In a move Tuesday that may or may not be the final word on the subject, Hinds County Chancery Court Judge Patricia Wise, a Democrat, set a Jan. 14 trial date because the Mississippi Legislature failed to adopt a new congressional redistricting plan. The Legislature has been roundly criticized for this failure, but now the matter has taken a dangerous turn.
Wise is one of the most liberal judges in Mississippi and is not likely to seriously entertain the arguments of conservatives that new congressional district boundaries should be fair or reflect areas of common interests.
As Mississippi copes with the very real cost of stagnant population growth by losing a seat in the U.S. House, it makes no sense for a single county judge to write a plan that covers the whole state. If the Legislature is incapable of doing its duty, then as we have previously argued  a competent federal court should step in.
Such a federal case filed by Meridian Mayor John Robert Smith and other Republican activists is pending in U.S. District Court in Jackson. Three federal judges heard arguments on motions in that case last week and didn't immediately rule on whether the federal court will take jurisdiction.

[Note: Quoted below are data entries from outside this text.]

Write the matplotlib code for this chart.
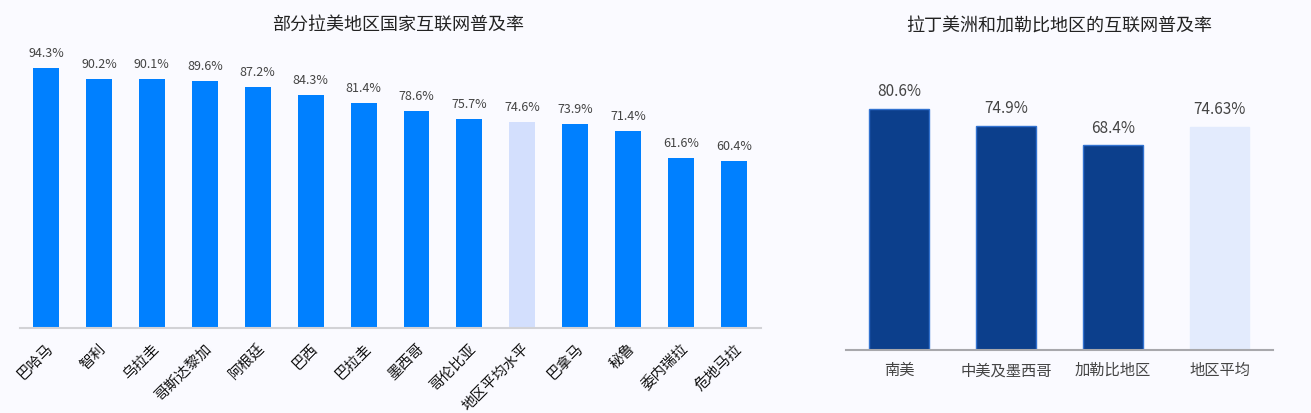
import matplotlib.pyplot as plt
import numpy as np

plt.rcParams['font.family'] = ['Noto Sans CJK SC', 'DejaVu Sans']

# 左图数据
paises = ['巴哈马', '智利', '乌拉圭', '哥斯达黎加', '阿根廷', '巴西', '巴拉圭',
          '墨西哥', '哥伦比亚', '地区平均水平', '巴拿马', '秘鲁', '委内瑞拉', '危地马拉']
taxa_paises = [94.3, 90.2, 90.1, 89.6, 87.2, 84.3, 81.4, 78.6, 75.7, 74.6, 73.9, 71.4, 61.6, 60.4]
rotulos_paises = ['94.3%', '90.2%', '90.1%', '89.6%', '87.2%', '84.3%', '81.4%',
                  '78.6%', '75.7%', '74.6%', '73.9%', '71.4%', '61.6%', '60.4%']

# 右图数据
regioes = ['南美', '中美及墨西哥', '加勒比地区', '地区平均']
taxa_regioes = [80.6, 74.9, 68.4, 74.63]
rotulos_regioes = ['80.6%', '74.9%', '68.4%', '74.63%']

fundo = '#FAFAFF'
cinza_texto = '#444444'

fig = plt.figure(figsize=(13.11, 4.14), dpi=100, facecolor=fundo)

# ---- esquerda
ax = fig.add_axes([0.0149, 0.2053, 0.5652, 0.6667], facecolor=fundo)
x = np.arange(len(paises))
cores = ['#D3DFFD' if p == '地区平均水平' else '#0080FF' for p in paises]
ax.bar(x, taxa_paises, width=0.49, color=cores)
for xi, v, r in zip(x, taxa_paises, rotulos_paises):
    ax.text(xi, v + 3.3, r, ha='center', va='bottom', fontsize=9, color=cinza_texto)
ax.set_xlim(-0.5, len(paises) - 0.5)
ax.set_ylim(0, 100)
ax.set_xticks(x)
ax.set_xticklabels(paises, rotation=45, ha='right', rotation_mode='anchor', fontsize=10.5, color='#111111')
ax.tick_params(axis='x', length=0, pad=9)
ax.set_yticks([])
for lado in ['top', 'right', 'left']:
    ax.spines[lado].set_visible(False)
ax.spines['bottom'].set_color('#D2D2D6')
ax.spines['bottom'].set_linewidth(1.5)
fig.text(0.3036, 0.94, '部分拉美地区国家互联网普及率', ha='center', va='center', fontsize=13, color='#222222')

# ---- direita
ax2 = fig.add_axes([0.6453, 0.1522, 0.3257, 0.7222], facecolor=fundo)
x2 = np.arange(len(regioes))
cores2 = ['#E3EBFD' if r == '地区平均' else '#0C3F8C' for r in regioes]
bordas2 = ['#E3EBFD' if r == '地区平均' else '#3272D0' for r in regioes]
ax2.bar(x2, taxa_regioes, width=0.56, color=cores2, edgecolor=bordas2, linewidth=1)
for xi, v, r in zip(x2, taxa_regioes, rotulos_regioes):
    ax2.text(xi, v + 3.3, r, ha='center', va='bottom', fontsize=11, color=cinza_texto)
ax2.set_xlim(-0.5, 3.5)
ax2.set_ylim(0, 100)
ax2.set_xticks(x2)
ax2.set_xticklabels(regioes, fontsize=11, color=cinza_texto)
ax2.tick_params(axis='x', length=0, pad=8)
ax2.set_yticks([])
for lado in ['top', 'right', 'left']:
    ax2.spines[lado].set_visible(False)
ax2.spines['bottom'].set_color('#A8A8AC')
ax2.spines['bottom'].set_linewidth(1.5)
fig.text(0.8078, 0.935, '拉丁美洲和加勒比地区的互联网普及率', ha='center', va='center', fontsize=13, color='#222222')

fig.savefig('out.png', dpi=100, facecolor=fundo)
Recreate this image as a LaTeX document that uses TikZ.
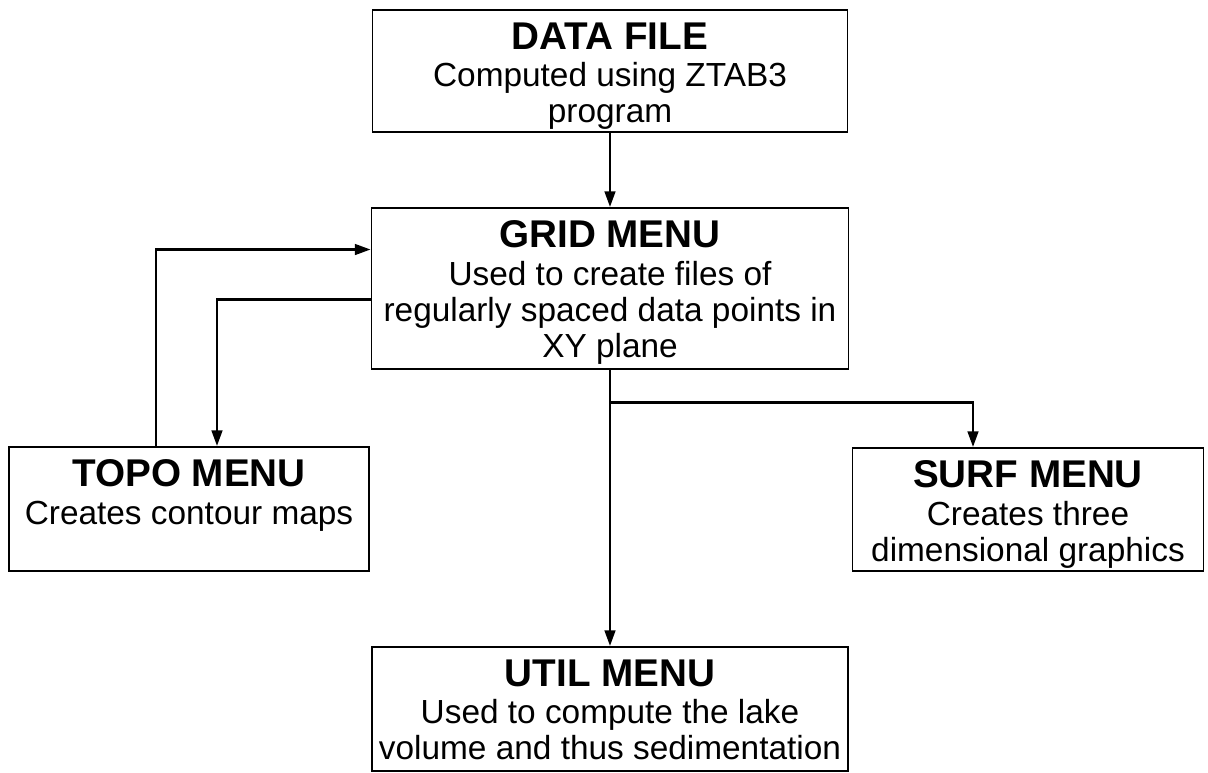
\documentclass[tikz,border=0pt]{standalone}
\usepackage{fontspec}
\setmainfont{Liberation Sans}
\usetikzlibrary{arrows.meta, positioning, calc}

\begin{document}
\begin{tikzpicture}[x=0.02cm, y=-0.02cm,
        menubox/.style={rectangle, draw, line width=1pt},
        boxtext/.style={anchor=north, inner sep=0pt, align=center, font=\fontsize{19}{20.5}\selectfont},
        arrow/.style={-{Triangle[length=9pt, width=6pt]}, line width=1.6pt}
    ]
        \useasboundingbox (0,0) rectangle (1208,772);
        % boxes
        \node[menubox, minimum width=9.5cm, minimum height=2.44cm] (data) at (610,71) {};
        \node[menubox, minimum width=9.54cm, minimum height=3.22cm] (grid) at (610,288.5) {};
        \node[menubox, minimum width=7.2cm, minimum height=2.48cm] (topo) at (189,509) {};
        \node[menubox, minimum width=7.02cm, minimum height=2.46cm] (surf) at (1028,509.5) {};
        \node[menubox, minimum width=9.52cm, minimum height=2.48cm] (util) at (610,709) {};
        % texts
        \node[boxtext] (datatext) at ([yshift=-0.26cm]data.north) {{\fontsize{22}{22}\selectfont\bfseries DATA FILE}\\[1pt]Computed using ZTAB3\\program};
        \node[boxtext] (gridtext) at ([yshift=-0.26cm]grid.north) {{\fontsize{22}{22}\selectfont\bfseries GRID MENU}\\[1pt]Used to create files of\\regularly spaced data points in\\XY plane};
        \node[boxtext] (topotext) at ([yshift=-0.26cm]topo.north) {{\fontsize{22}{22}\selectfont\bfseries TOPO MENU}\\[1pt]Creates contour maps};
        \node[boxtext] (surftext) at ([yshift=-0.26cm]surf.north) {{\fontsize{22}{22}\selectfont\bfseries SURF MENU}\\[1pt]Creates three\\dimensional graphics};
        \node[boxtext] (utiltext) at ([yshift=-0.26cm]util.north) {{\fontsize{22}{22}\selectfont\bfseries UTIL MENU}\\[1pt]Used to compute the lake\\volume and thus sedimentation};
        % connectors
        \draw[arrow] (data) -- (grid);
        \draw[arrow] ([xshift=-0.66cm]topo.north) |- ([yshift=0.78cm]grid.west);
        \draw[arrow] ([yshift=-0.22cm]grid.west) -| ([xshift=0.56cm]topo.north);
        \draw[arrow] (grid) -- (util);
        \draw[arrow] ([yshift=-0.66cm]grid.south) -| ([xshift=-1.1cm]surf.north);
    \end{tikzpicture}
\end{document}
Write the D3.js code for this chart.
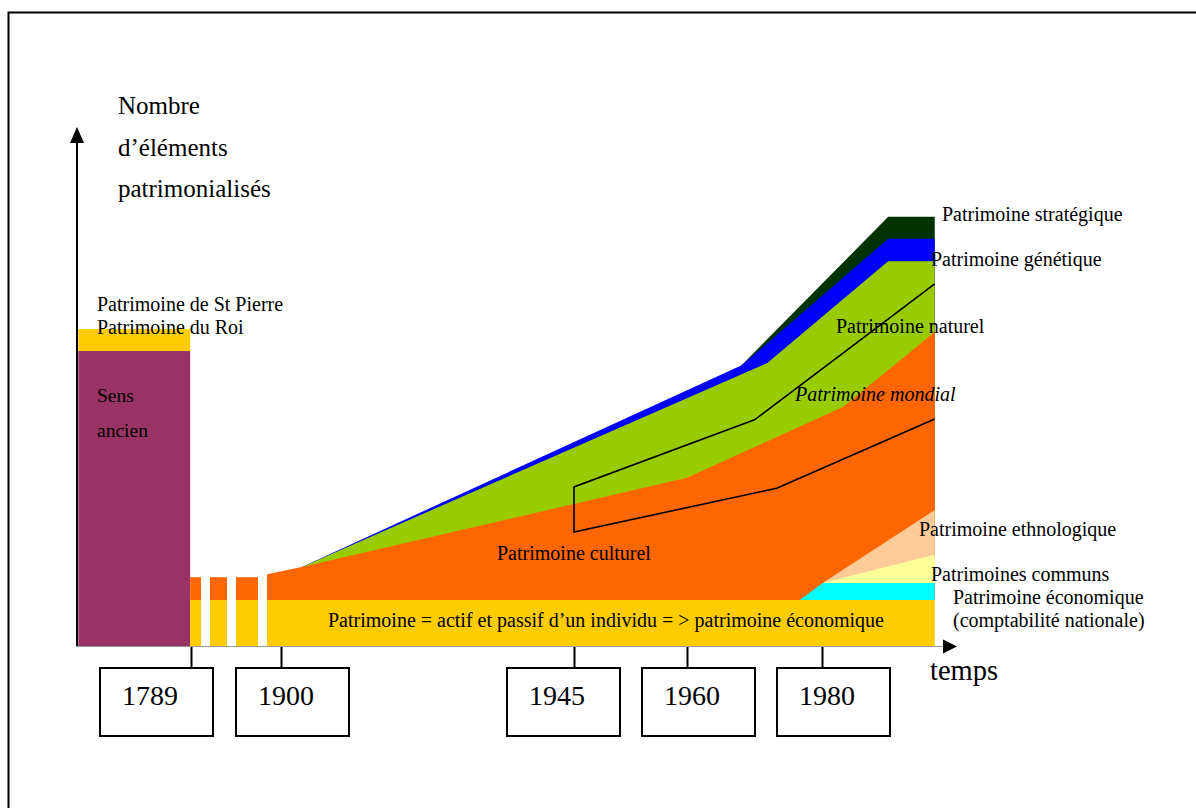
<!DOCTYPE html>
<html><head><meta charset="utf-8">
<script src="https://cdn.jsdelivr.net/npm/d3@7"></script>
<style>
body{margin:0;background:#fff}
svg{display:block}
text{font-family:"Liberation Serif","Times New Roman",serif;fill:#000}
</style>
</head><body>
<svg id="c" width="1196" height="808"></svg>
<script>
// ---------------- DATA ----------------
const tickYears = [1789, 1900, 1945, 1960, 1980];
const tickLabels = ["1789", "1900", "1945", "1960", "1980"];

// "Sens ancien" block (before 1789)
const sensAncienYears = [1650, 1788];
const sensAncienValue = 68.6;
const royalValue = 73.7;               // Patrimoine de St Pierre / du Roi

// dashed transition (1789 -> 1900)
const hatchYears = [[1788, 1801.3], [1812.4, 1833.4], [1844.5, 1871.6]];
const hatchCulturel = 16.0;

// economic patrimony band
const ecoYears = [1882.7, 1996.7];
const ecoValue = 10.7;

// stacked series [year, top value]
const culturel    = [[1882.7, 16.7], [1903.2, 18.4], [1960, 39.1], [1983.1, 55.6], [1996.7, 73.0]];
const naturel     = [[1903.2, 18.4], [1971.9, 65.8], [1989.8, 89.5], [1996.7, 89.5]];
const genetique   = [[1903.2, 18.4], [1968.1, 65.3], [1989.8, 94.7], [1996.7, 94.7]];
const strategique = [[1968.1, 65.3], [1989.8, 99.8], [1996.7, 99.8]];

// lower-right series
const comptaNat    = [[1976.7, 10.7], [1980.1, 14.65], [1996.7, 14.65]];
const communs      = [[1980.1, 14.65], [1996.7, 21.2]];
const ethnologique = [[1980.1, 14.65], [1996.7, 31.6]];
const lowerBase = 14.65;

// "Patrimoine mondial" outline
const mondial = [[1996.7, 84.2], [1970, 52.6], [1945, 37.0], [1945, 26.5], [1973.3, 36.7], [1996.7, 52.8]];

// ---------------- LAYOUT ----------------
const svg = d3.select("#c");
const x = d3.scaleLinear().domain(tickYears).range([191, 281, 574, 687, 822]);
const y = d3.scaleLinear().domain([0, 120]).range([646, 130]);
const baseY = y(0);

const colors = {
  purple: "#993366", gold: "#FFCC00", orange: "#FF6600", green: "#99CC00",
  blue: "#0000FF", dark: "#003300", cyan: "#00FFFF", lightYellow: "#FFFF99", peach: "#FFCC99"
};

// outer frame
svg.append("path").attr("d", "M8.5,808 V12.5 H1196").attr("fill", "none").attr("stroke", "#000").attr("stroke-width", 2);

// Sens ancien block
svg.append("rect")
  .attr("x", x(sensAncienYears[0])).attr("width", x(sensAncienYears[1]) - x(sensAncienYears[0]))
  .attr("y", y(royalValue)).attr("height", y(sensAncienValue) - y(royalValue))
  .attr("fill", colors.gold);
svg.append("rect")
  .attr("x", x(sensAncienYears[0])).attr("width", x(sensAncienYears[1]) - x(sensAncienYears[0]))
  .attr("y", y(sensAncienValue)).attr("height", baseY - y(sensAncienValue))
  .attr("fill", colors.purple);

// hatch strips
const hatch = svg.append("g");
hatchYears.forEach(([a, b]) => {
  hatch.append("rect").attr("x", x(a)).attr("width", x(b) - x(a))
    .attr("y", y(ecoValue)).attr("height", baseY - y(ecoValue)).attr("fill", colors.gold);
  hatch.append("rect").attr("x", x(a)).attr("width", x(b) - x(a))
    .attr("y", y(hatchCulturel)).attr("height", y(ecoValue) - y(hatchCulturel)).attr("fill", colors.orange);
});

// stacked areas (painter's order)
const area = (base) => d3.area().x(d => x(d[0])).y0(y(base)).y1(d => y(d[1]));
svg.append("path").datum(strategique).attr("d", area(ecoValue)).attr("fill", colors.dark);
svg.append("path").datum(genetique).attr("d", area(ecoValue)).attr("fill", colors.blue);
svg.append("path").datum(naturel).attr("d", area(ecoValue)).attr("fill", colors.green);
svg.append("path").datum(culturel).attr("d", area(ecoValue)).attr("fill", colors.orange);
svg.append("path").datum(ethnologique).attr("d", area(lowerBase)).attr("fill", colors.peach);
svg.append("path").datum(communs).attr("d", area(lowerBase)).attr("fill", colors.lightYellow);
svg.append("path").datum(comptaNat).attr("d", area(ecoValue)).attr("fill", colors.cyan);

// economic band
svg.append("rect").attr("x", x(ecoYears[0])).attr("width", x(ecoYears[1]) - x(ecoYears[0]))
  .attr("y", y(ecoValue)).attr("height", baseY - y(ecoValue)).attr("fill", colors.gold);

// mondial outline
svg.append("path").datum(mondial)
  .attr("d", d3.line().x(d => x(d[0])).y(d => y(d[1])))
  .attr("fill", "none").attr("stroke", "#000").attr("stroke-width", 1.6);

// axes
svg.append("line").attr("x1", 77).attr("x2", 77).attr("y1", baseY + 1).attr("y2", 140)
  .attr("stroke", "#000").attr("stroke-width", 2);
svg.append("path").attr("d", "M77,127 L70,143 L84,143 Z").attr("fill", "#000");
svg.append("line").attr("x1", 76).attr("x2", 944).attr("y1", baseY + 0.5).attr("y2", baseY + 0.5)
  .attr("stroke", "#999").attr("stroke-width", 1.2);
svg.append("path").attr("d", `M957,${baseY + 0.5} L943,${baseY - 6.5} L943,${baseY + 7.5} Z`).attr("fill", "#000");

// ticks and year boxes
const boxOffset = [-91, -45, -67, -45, -45];
const ticks = svg.append("g");
tickYears.forEach((yr, i) => {
  const tx = Math.round(x(yr)) + 0.5;
  ticks.append("line").attr("x1", tx).attr("x2", tx).attr("y1", baseY + 1).attr("y2", 668)
    .attr("stroke", "#000").attr("stroke-width", 2);
  const bx = Math.round(x(yr)) + boxOffset[i];
  ticks.append("rect").attr("x", bx).attr("y", 668).attr("width", 113).attr("height", 68)
    .attr("fill", "#fff").attr("stroke", "#000").attr("stroke-width", 2);
  ticks.append("text").attr("x", bx + 22).attr("y", 705).attr("font-size", 28).text(tickLabels[i]);
});

// labels
const labels = [
  ["Nombre", 118, 114, 25, false],
  ["d’éléments", 118, 156, 25, false],
  ["patrimonialisés", 118, 197, 25, false],
  ["Patrimoine de St Pierre", 97, 311, 20, false],
  ["Patrimoine du Roi", 97, 334, 20, false],
  ["Sens", 97, 402, 19.5, false],
  ["ancien", 97, 437, 19.5, false],
  ["Patrimoine stratégique", 942, 221, 20, false],
  ["Patrimoine génétique", 931, 266, 20, false],
  ["Patrimoine naturel", 836, 333, 20, false],
  ["Patrimoine mondial", 795, 401, 20, true],
  ["Patrimoine culturel", 497, 560, 20, false],
  ["Patrimoine ethnologique", 919, 536, 20, false],
  ["Patrimoines communs", 931, 581, 20, false],
  ["Patrimoine économique", 953, 604, 20, false],
  ["(comptabilité nationale)", 953, 627, 20, false],
  ["Patrimoine = actif et passif d’un individu = > patrimoine économique", 328, 627, 20, false],
  ["temps", 930, 680, 28.5, false]
];
svg.append("g").selectAll("text").data(labels).join("text")
  .attr("x", d => d[1]).attr("y", d => d[2]).attr("font-size", d => d[3])
  .attr("font-style", d => d[4] ? "italic" : "normal")
  .text(d => d[0]);
</script>
</body></html>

The federal judges could defer to the chancery court or give lawmakers more time to act. Or, they could write the plan themselves.
Problem is, time is getting tight  2002 congressional candidates face a March 1 qualifying deadline. The U.S. Justice Department must approve Mississippi's new districts to ensure fairness to minorities, and that could take up to two months.
Gov. Ronnie Musgrove has said he'll call legislators back into special session only if they have a map in hand and ready for a vote. The regular session begins Jan. 8.
If the grand scheme by Democrat leadership in the state House is to have redistricting decided by the Hinds County Chancery Court, then shame on them. If the Legislature is incapable to reaching a decision, then Wise should turn the matter over to the federal courts.